Engineer Rear-Admiral Edward Owen Hefford OBE (1871 - 7 August 1955) was a Royal Navy officer.
Hefford grew up in Dewsbury and Huddersfield. He was educated at Batley Grammar School and then went to the Royal Naval Engineering College at Keyham, Plymouth, in 1886. Becoming a probationary assistant engineer after his training, he was confirmed in the rank of assistant engineer on 12 October 1892. He was promoted to engineer on 7 August 1896, later becoming an engineer lieutenant when engineering officer ranks were standardised with those of line officers.
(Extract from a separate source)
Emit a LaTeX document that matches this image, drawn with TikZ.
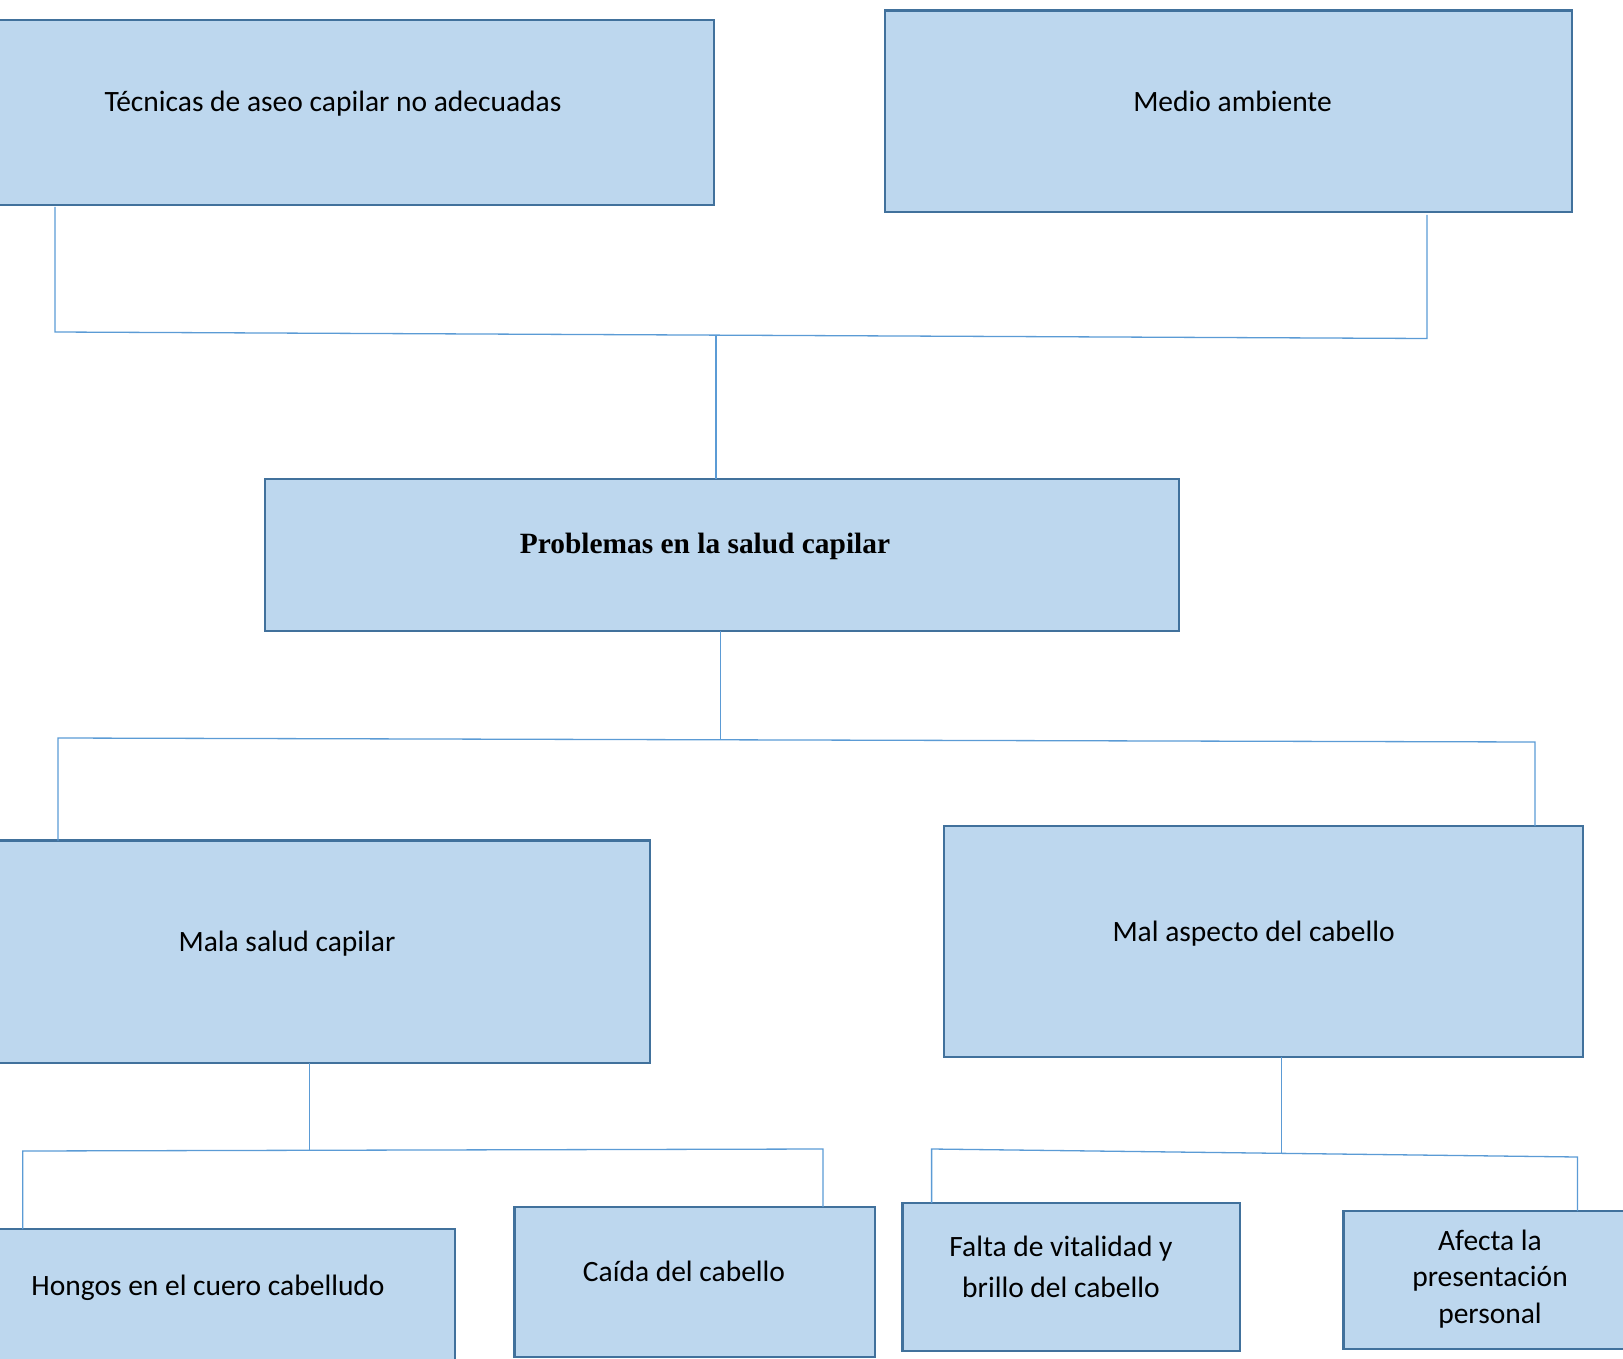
\documentclass[tikz,border=0pt]{standalone}
\usepackage{fontspec}
\setmainfont{Carlito}
\newfontfamily\timesfont{Liberation Serif}
\definecolor{boxfill}{HTML}{BDD7EE}
\definecolor{boxline}{HTML}{41719C}
\definecolor{connline}{HTML}{5B9BD5}
\tikzset{
  box/.style={draw=boxline, fill=boxfill, line width=2.6pt, rectangle, anchor=north west, inner sep=0pt, outer sep=0pt},
  lbl/.style={font=\fontsize{29.5}{35}\selectfont, text=black, inner sep=0pt, anchor=base},
  conn/.style={draw=connline, line width=1.3pt}
}
\begin{document}
\begin{tikzpicture}[x=1pt,y=-1pt]
\useasboundingbox (0,0) rectangle (1623,1359);
% boxes
\node[box, minimum width=724pt, minimum height=185pt] (b1) at (-10,20) {};
\node[box, minimum width=687pt, minimum height=201.6pt] (b2) at (885,10.4) {};
\node[box, minimum width=914pt, minimum height=152pt] (b3) at (265,479) {};
\node[box, minimum width=660pt, minimum height=222.5pt] (b4) at (-10,840.5) {};
\node[box, minimum width=639pt, minimum height=231pt] (b5) at (944,826) {};
\node[box, minimum width=465pt, minimum height=150pt] (b6) at (-10,1229) {};
\node[box, minimum width=360.5pt, minimum height=150pt] (b7) at (514.5,1207) {};
\node[box, minimum width=337.4pt, minimum height=148pt] (b8) at (902.6,1203) {};
\node[box, minimum width=290pt, minimum height=138pt] (b9) at (1343.6,1211) {};
% labels
\node[lbl] (l1) at (333,112) {Técnicas de aseo capilar no adecuadas};
\node[lbl] (l2) at (1232.5,112) {Medio ambiente};
\node[lbl, font=\timesfont\bfseries\fontsize{29.4}{35}\selectfont] (l3) at (705,553) {Problemas en la salud capilar};
\node[lbl] (l4) at (287,951.7) {Mala salud capilar};
\node[lbl] (l5) at (1253.6,941) {Mal aspecto del cabello};
\node[lbl] (l6) at (208,1295) {Hongos en el cuero cabelludo};
\node[lbl] (l7) at (684,1281.7) {Caída del cabello};
\node[lbl, anchor=center, align=center, font=\fontsize{29.5}{41.7}\selectfont] (l8) at (1061,1267) {Falta de vitalidad y\\brillo del cabello};
\node[lbl, anchor=center, align=center, font=\fontsize{29.5}{36.5}\selectfont] (l9) at (1490,1279) {Afecta la\\presentación\\personal};
% junction coordinates
\coordinate (t1) at (55,332);
\coordinate (t2) at (1427,338.5);
\coordinate (tm) at (716,335.3);
\coordinate (m1) at (58,738);
\coordinate (m2) at (1535,742);
\coordinate (mm) at (720.5,739.8);
\coordinate (p1) at (22.8,1151);
\coordinate (p2) at (823,1149);
\coordinate (pm) at (309.5,1150.4);
\coordinate (q1) at (931.6,1149);
\coordinate (q2) at (1577.5,1157);
\coordinate (qm) at (1281.5,1153.5);
% connectors
\draw[conn] ([yshift=-2pt]b1.south -| t1) -- (t1) -- (t2) -- ([yshift=-3pt]b2.south -| t2);
\draw[conn] (tm) -- (b3.north -| tm);
\draw[conn] (b3.south -| mm) -- (mm);
\draw[conn] (b4.north -| m1) -- (m1) -- (m2) -- (b5.north -| m2);
\draw[conn] (b4.south -| pm) -- (pm);
\draw[conn] (b6.north -| p1) -- (p1) -- (p2) -- (b7.north -| p2);
\draw[conn] (b5.south -| qm) -- (qm);
\draw[conn] (b8.north -| q1) -- (q1) -- (q2) -- (b9.north -| q2);
\end{tikzpicture}
\end{document}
He was promoted to engineer commander on 1 June 1908, appointed Officer of the Order of the British Empire (OBE) in the 1919 New Year Honours for his service in the First World War, and promoted to engineer captain on 13 December 1919. From 1921 to 1923 he was chief engineer of the Royal Navy base[1] and president of the Allied Dockyard Commission in Constantinople and from 1924 to 1925 he was engineer overseer for the Royal Navy's London District. He was promoted to engineer rear-admiral on 15 July 1925 and retired the following day.
Hefford was also a keen cyclist and a prominent member of the Cyclists' Touring Club. He was chairman of the council in 1947 and a vice-president in 1953. He married Mary Catherine Taylor in 1902; they had two daughters. Mary died in March 1955 and Hefford himself died in a nursing home in Paignton, Devon, on 7 August 1955.[2]